Finite Mind, Finite God
Finite Mind, Finite God is an application of the logical framework developed in Existential Logicism. It applies that structure to theology by asking a prior question that most God debates skip: what can a finite epistemic agent actually mean when it asserts, denies, or argues about ultimacy?
This is not an atheism versus theism debate, and it is not a critique of religion as a social phenomenon. The method is internal and disciplined. I argue from within authoritative texts and widely accepted interpretive conventions, using a steelman hermeneutic so that each tradition is evaluated under its strongest coherent reading rather than its weakest literalization.
The central claim is structural. When God concepts are held to maximal clarity and to their own internal logic, they tend to collapse into one of two stable outcomes. Either “God” functions as a finite agent within reality, meaning a being with preferences, actions, and directed intentions, and therefore not ultimate in the strict sense. Or “God” functions as genuine ultimacy, in which case the concept drifts toward totality or an ineffable ground that cannot be captured by finite predicates. In that second case, finite agents cannot legitimately derive high-resolution, binding public authority from the concept, especially not authority sufficient to justify coercive laws, enforced doctrine, or war.

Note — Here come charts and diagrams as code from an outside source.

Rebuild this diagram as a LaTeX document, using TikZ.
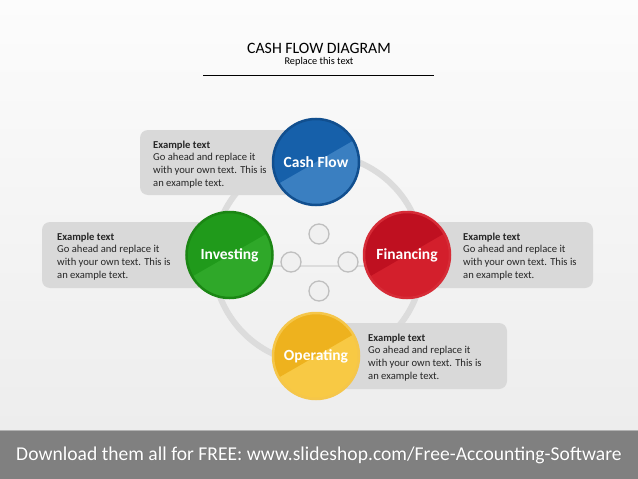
\documentclass[tikz,border=0pt]{standalone}
\usepackage{fontspec}
\setmainfont{Carlito}
\definecolor{bgtop}{HTML}{FCFCFC}
\definecolor{bgbot}{HTML}{EDEDED}
\definecolor{ringgray}{HTML}{DCDCDC}
\definecolor{boxgray}{HTML}{D9D9D9}
\definecolor{txt}{HTML}{262626}
\definecolor{banner}{HTML}{808080}
\definecolor{cfdark}{HTML}{1660AA}
\definecolor{cflight}{HTML}{3A7FC1}
\definecolor{cfborder}{HTML}{114F8F}
\definecolor{indark}{HTML}{209A1B}
\definecolor{inlight}{HTML}{2FA829}
\definecolor{inborder}{HTML}{1B8614}
\definecolor{fidark}{HTML}{BF1020}
\definecolor{filight}{HTML}{D31F2C}
\definecolor{fiborder}{HTML}{D62C37}
\definecolor{opdark}{HTML}{EEB21E}
\definecolor{oplight}{HTML}{F8C944}
\definecolor{opborder}{HTML}{F5C64A}
\tikzset{
  disc/.style n args={3}{circle, minimum size=86pt, inner sep=0pt, fill=#1, draw=#3, line width=2.5pt,
    text=white, font=\fontsize{15.5}{17}\selectfont\bfseries,
    path picture={\fill[#2] (path picture bounding box.center) ++(-86.6,50) -- ++(173.2,-100) -- ++(-50,-86.6) -- ++(-173.2,100) -- cycle;}},
  infotext/.style={anchor=north west, inner sep=0pt, align=left, text=txt, font=\fontsize{10.6}{12.8}\selectfont},
  infobox/.style={fill=boxgray, rounded corners=8pt},
  smallc/.style={circle, minimum size=20pt, inner sep=0pt, fill=white!94!black, draw=black!25, line width=1.3pt}
}
\begin{document}
\begin{tikzpicture}[x=1pt,y=-1pt]
\useasboundingbox (0,0) rectangle (638,479);
\shade[top color=bgtop, bottom color=bgbot] (0,0) rectangle (638,430);
% title
\node[font=\fontsize{15.8}{17}\selectfont, text=black] (title) at (319,48) {CASH FLOW DIAGRAM};
\node[font=\fontsize{10.3}{11}\selectfont, text=black] (sub) at (319,61.5) {Replace this text};
\coordinate (ruleL) at (203,75);
\coordinate (ruleR) at (434,75);
\draw[line width=0.8pt] (ruleL) -- (ruleR);
% ring
\coordinate (ringc) at (318,259);
\draw[ringgray, line width=6pt] (ringc) circle (105);
% inner connector and small circles
\coordinate (hl) at (250,266);
\coordinate (hr) at (390,266);
\draw[ringgray, line width=2pt] (hl) -- (hr);
\node[smallc] (st) at (319,234) {};
\node[smallc] (sl) at (291,262) {};
\node[smallc] (sr) at (348,262) {};
\node[smallc] (sb) at (319,291) {};
% boxes
\fill[infobox] (140,130) rectangle (318,195);
\fill[infobox] (42,222) rectangle (232,288);
\fill[infobox] (405,222) rectangle (593,288);
\fill[infobox] (316,323) rectangle (507,389);
\node[infotext] (t1) at (153,140.5) {\textbf{Example text}\\Go ahead and replace it\\with your own text. This is\\an example text.};
\node[infotext] (t2) at (57,232.5) {\textbf{Example text}\\Go ahead and replace it\\with your own text. This is\\an example text.};
\node[infotext] (t3) at (463,232.5) {\textbf{Example text}\\Go ahead and replace it\\with your own text. This is\\an example text.};
\node[infotext] (t4) at (368,333.5) {\textbf{Example text}\\Go ahead and replace it\\with your own text. This is\\an example text.};
% discs
\node[disc={cflight}{cfdark}{cfborder}] (cash) at (316,162) {Cash Flow};
\node[disc={inlight}{indark}{inborder}] (inv) at (229.5,255) {Investing};
\node[disc={filight}{fidark}{fiborder}] (fin) at (407,255) {Financing};
\node[disc={oplight}{opdark}{opborder}] (op) at (316,356) {Operating};
% banner
\fill[banner] (0,430) rectangle (638,479);
\draw[black!30, line width=1pt] (0,430.5) -- (638,430.5);
\node[font=\fontsize{19.6}{21}\selectfont, text=black!55] (dlshadow) at (319.8,455.8) {Download them all for FREE: www.slideshop.com/Free-Accounting-Software};
\node[font=\fontsize{19.6}{21}\selectfont, text=white] (dl) at (319,455) {Download them all for FREE: www.slideshop.com/Free-Accounting-Software};
\end{tikzpicture}
\end{document}
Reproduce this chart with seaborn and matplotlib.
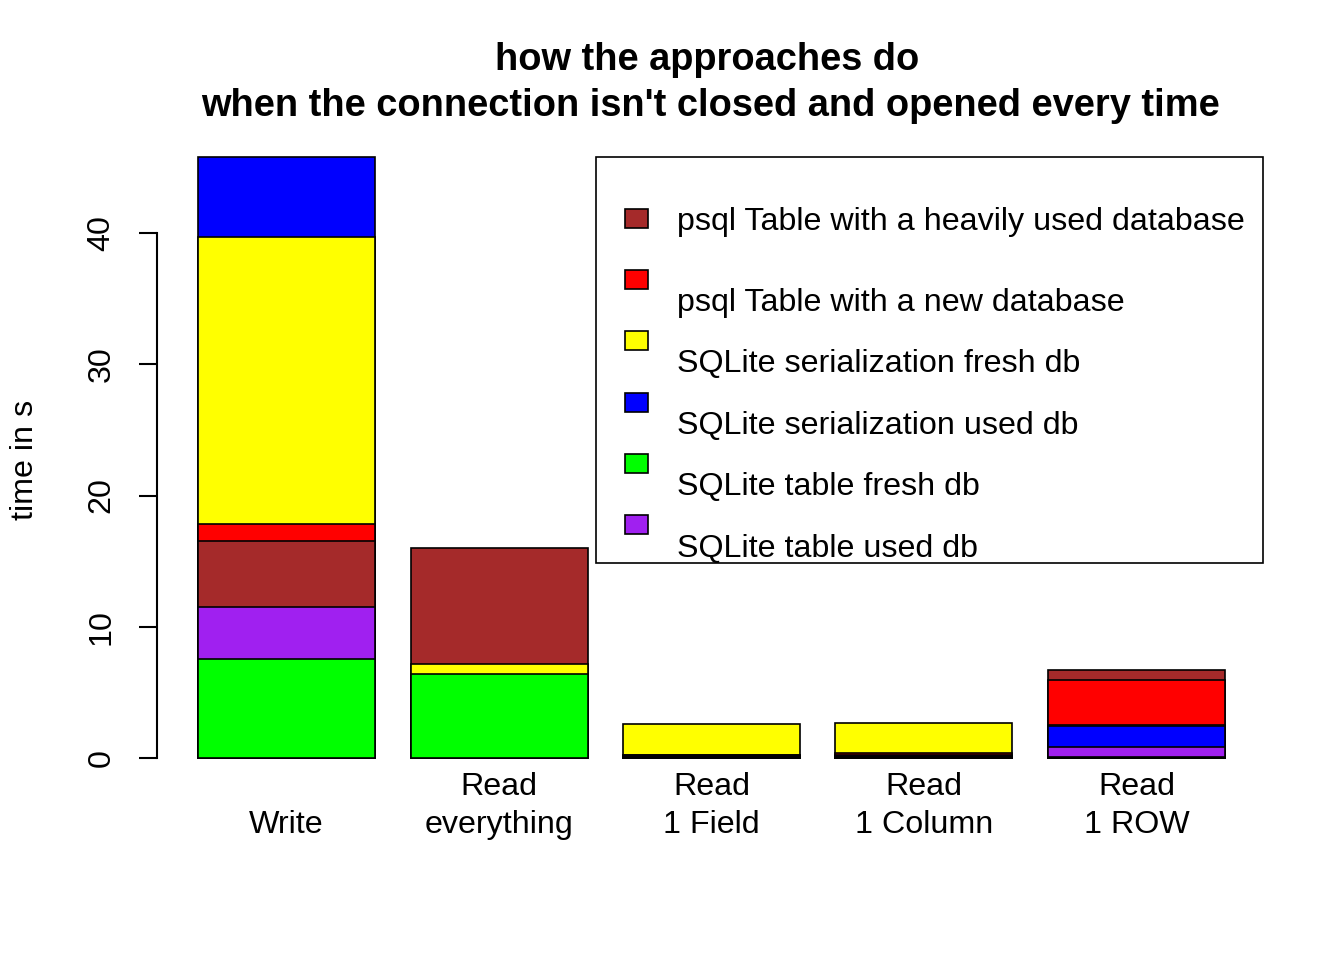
import numpy as np
import pandas as pd
import seaborn as sns
import matplotlib.pyplot as plt
from matplotlib.patches import Rectangle
from matplotlib import transforms

tests = ["Write", "Read\neverything", "Read\n1 Field", "Read\n1 Column", "Read\n1 ROW"]
methods = ["psql Table with a heavily used database",
           "psql Table with a new database",
           "SQLite serialization fresh db",
           "SQLite serialization used db",
           "SQLite table fresh db",
           "SQLite table used db"]
colors = ["#A52A2A", "#FF0000", "#FFFF00", "#0000FF", "#00FF00", "#A020F0"]

# time in s per method, one value per test (bars overlap, not stacked)
psql_heavy = [16.5, 16.0, 0.25, 0.15, 6.7]
psql_new = [17.8, np.nan, 0.15, 0.35, 5.95]
sqlite_ser_fresh = [39.7, 7.15, 2.6, 2.65, 2.5]
sqlite_ser_used = [45.8, np.nan, 0.2, 0.2, 2.45]
sqlite_tab_fresh = [7.55, 6.4, 0.1, 0.1, 0.1]
sqlite_tab_used = [11.5, np.nan, 0.05, 0.05, 0.8]

sns.set_style("white")
plt.rcParams['font.family'] = ['Liberation Sans', 'DejaVu Sans']
plt.rcParams['text.color'] = 'black'
plt.rcParams['ytick.color'] = 'black'
plt.rcParams['axes.labelcolor'] = 'black'

df = pd.DataFrame({
    "test": np.tile(tests, len(methods)),
    "method": np.repeat(methods, len(tests)),
    "time": np.concatenate([psql_heavy, psql_new, sqlite_ser_fresh,
                            sqlite_ser_used, sqlite_tab_fresh, sqlite_tab_used]),
})

W, H = 1344, 960
FS = 23.2
fig = plt.figure(figsize=(W / 100, H / 100), dpi=100)


def fx(px):
    return px / W


def fy(py):
    return 1 - py / H


ax = fig.add_axes([fx(157), fy(782), fx(1266) - fx(157), fy(133) - fy(782)])

sns.barplot(data=df.dropna(), x="test", y="time", hue="method", hue_order=methods,
            order=tests, palette=colors, dodge=False, width=1 / 1.2,
            edgecolor="black", linewidth=1.2, saturation=1, legend=False,
            errorbar=None, ax=ax)

# taller bars go behind shorter ones
for p in ax.patches:
    p.set_zorder(100 - p.get_height())

ax.set_xlim(-0.61, 4.61)
ax.set_ylim(-1.83, 47.63)
ax.set_xlabel("")
ax.set_ylabel("")

for s in ["top", "right", "bottom"]:
    ax.spines[s].set_visible(False)
ax.spines["left"].set_bounds(0, 40)
ax.spines["left"].set_linewidth(1.5)
ax.spines["left"].set_color("black")
ax.set_yticks([0, 10, 20, 30, 40])
ax.tick_params(axis="y", left=True, length=13, width=1.5, pad=16, labelsize=FS,
               labelrotation=90, color="black")
for lab in ax.get_yticklabels():
    lab.set_va("center")
ax.set_xticks([])

trans = transforms.blended_transform_factory(ax.transData, fig.transFigure)
for i, t in enumerate(tests):
    ax.text(i, fy(840), t, transform=trans, ha="center", va="bottom",
            fontsize=FS, linespacing=1.33)

fig.text(fx(25), fy(460), "time in s", rotation=90, ha="center", va="center",
         fontsize=FS)

fig.text(fx(707), fy(60), "how the approaches do", ha="center", va="center",
         fontsize=27.4, fontweight="bold")
fig.text(fx(710), fy(106), "when the connection isn't closed and opened every time",
         ha="center", va="center", fontsize=27.4, fontweight="bold")

# legend box drawn R-style
fig.patches.append(Rectangle((fx(596), fy(563)), fx(1263) - fx(596), fy(157) - fy(563),
                             transform=fig.transFigure, fill=False,
                             edgecolor="black", linewidth=1.2))
box_y = [219, 280, 341, 403, 464, 525]
text_y = [222, 303, 364, 426, 487, 549]
for m, c, by, ty in zip(methods, colors, box_y, text_y):
    fig.patches.append(Rectangle((fx(625), fy(by + 9)), fx(23), 19 / H,
                                 transform=fig.transFigure, facecolor=c,
                                 edgecolor="black", linewidth=1.2))
    fig.text(fx(677), fy(ty), m, ha="left", va="center", fontsize=FS)

fig.savefig("out.png", dpi=100)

The practical goal is not to strip human life of meaning. It is to remove the illusion that finite maps can be treated as ultimate territory. Human beings are living, experiencing systems, and moral force remains fully real inside experience. In Existential Logicism, the Contingency Guillotine rejects the idea of stance-free objective moral law, and Deterministic Moral Forces explains why moral reality still carries force in a determined world. Finite Mind, Finite God extends that same honesty to theology by clarifying what survives the collapse of the God/no-God frame, and what cannot survive without contradiction.